• GIVEN EXERCISE
Give back every line exactly as it appears, pictures excluded.

* * * * * * * * *

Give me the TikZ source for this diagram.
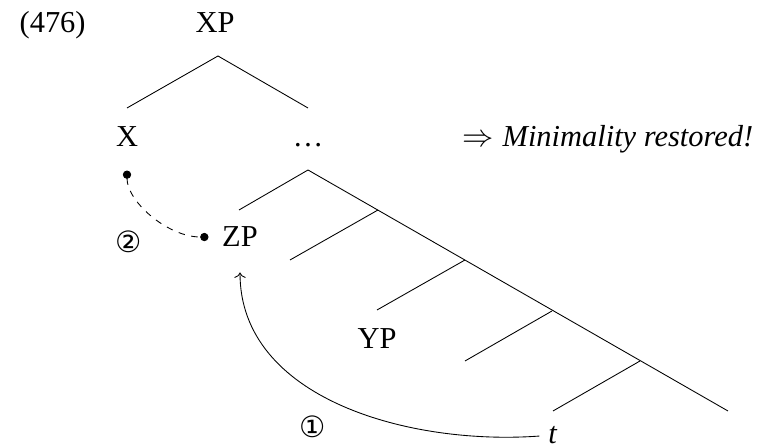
\documentclass[tikz,border=0pt]{standalone}
\usepackage{fontspec}
\setmainfont{Liberation Serif}
\newfontfamily\circfont{DejaVu Sans}
\usetikzlibrary{arrows.meta}

\begin{document}
\begin{tikzpicture}[
    x=0.46pt, y=0.46pt,
    font=\fontsize{14}{16}\selectfont,
    >=To,
    cat/.style={anchor=base},
    branch/.style={line width=0.4pt},
    move/.style={->, shorten <=3pt, shorten >=8.2pt},
    agree/.style={{Circle[length=3.8pt]}-{Circle[length=3.8pt]}, dashed, shorten <=7.3pt, shorten >=2.8pt},
    numlab/.style={font=\circfont\fontsize{13.5}{14}\selectfont, inner sep=0pt}
  ]
    \useasboundingbox (0,0) rectangle (761,448);

    \node[anchor=base west] (ex) at (12,415) {(476)};
    \node[cat] (xp) at (215,415) {XP};
    \node[cat] (x) at (127,301) {X};
    \node[cat] (dots) at (308,301) {\dots};
    \node[anchor=base west] (note) at (455,301) {$\Rightarrow$\hspace{4pt}\textit{Minimality restored!}};
    \node[cat] (zp) at (240,201) {ZP};
    \node[cat] (yp) at (377,99) {YP};
    \node[cat, inner sep=1pt] (t) at (553,4) {\textit{t}};

    \coordinate (top) at (218,392);
    \coordinate (xL) at (127,340);
    \coordinate (dR) at (308,340);
    \coordinate (n0) at (308,278);
    \coordinate (zT) at (239,238);
    \coordinate (n1) at (378,238);
    \coordinate (e1) at (290,188);
    \coordinate (n2) at (465,188);
    \coordinate (yT) at (377,138);
    \coordinate (n3) at (552,137);
    \coordinate (e2) at (465,87);
    \coordinate (n4) at (640,87);
    \coordinate (tT) at (553,37);
    \coordinate (e3) at (728,37);

    \draw[branch] (xL) -- (top) -- (dR);
    \draw[branch] (n0) -- (e3);
    \foreach \a/\b in {n0/zT, n1/e1, n2/yT, n3/e2, n4/tT} {
      \draw[branch] (\a) -- (\b);
    }

    \draw[agree] (x.south) to[out=-90, in=180] (zp.west);
    \draw[move] (t.west) .. controls +(-137,-10) and +(0,-144) .. (zp.south);

    \node[numlab] (two) at (129,206) {②};
    \node[numlab] (one) at (313,21) {①};
  \end{tikzpicture}
\end{document}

* * * * * * * * *

• ANSWER FOR THIS EXERCISE
Give me the TikZ source for this diagram.
\documentclass[tikz,border=0pt]{standalone}
\usepackage{fontspec}
\setmainfont{Liberation Serif}
\newfontfamily\circfont{DejaVu Sans}
\usetikzlibrary{arrows.meta}

\begin{document}
\begin{tikzpicture}[
    x=0.46pt, y=0.46pt,
    font=\fontsize{14}{16}\selectfont,
    >=To,
    cat/.style={anchor=base},
    branch/.style={line width=0.4pt},
    move/.style={->, shorten <=3pt, shorten >=8.2pt},
    agree/.style={{Circle[length=3.8pt]}-{Circle[length=3.8pt]}, dashed, shorten <=7.3pt, shorten >=2.8pt},
    numlab/.style={font=\circfont\fontsize{13.5}{14}\selectfont, inner sep=0pt}
  ]
    \useasboundingbox (0,0) rectangle (761,448);

    \node[anchor=base west] (ex) at (12,415) {(476)};
    \node[cat] (xp) at (215,415) {XP};
    \node[cat] (x) at (127,301) {X};
    \node[cat] (dots) at (308,301) {\dots};
    \node[anchor=base west] (note) at (455,301) {$\Rightarrow$\hspace{4pt}\textit{Minimality restored!}};
    \node[cat] (zp) at (240,201) {ZP};
    \node[cat] (yp) at (377,99) {YP};
    \node[cat, inner sep=1pt] (t) at (553,4) {\textit{t}};

    \coordinate (top) at (218,392);
    \coordinate (xL) at (127,340);
    \coordinate (dR) at (308,340);
    \coordinate (n0) at (308,278);
    \coordinate (zT) at (239,238);
    \coordinate (n1) at (378,238);
    \coordinate (e1) at (290,188);
    \coordinate (n2) at (465,188);
    \coordinate (yT) at (377,138);
    \coordinate (n3) at (552,137);
    \coordinate (e2) at (465,87);
    \coordinate (n4) at (640,87);
    \coordinate (tT) at (553,37);
    \coordinate (e3) at (728,37);

    \draw[branch] (xL) -- (top) -- (dR);
    \draw[branch] (n0) -- (e3);
    \foreach \a/\b in {n0/zT, n1/e1, n2/yT, n3/e2, n4/tT} {
      \draw[branch] (\a) -- (\b);
    }

    \draw[agree] (x.south) to[out=-90, in=180] (zp.west);
    \draw[move] (t.west) .. controls +(-137,-10) and +(0,-144) .. (zp.south);

    \node[numlab] (two) at (129,206) {②};
    \node[numlab] (one) at (313,21) {①};
  \end{tikzpicture}
\end{document}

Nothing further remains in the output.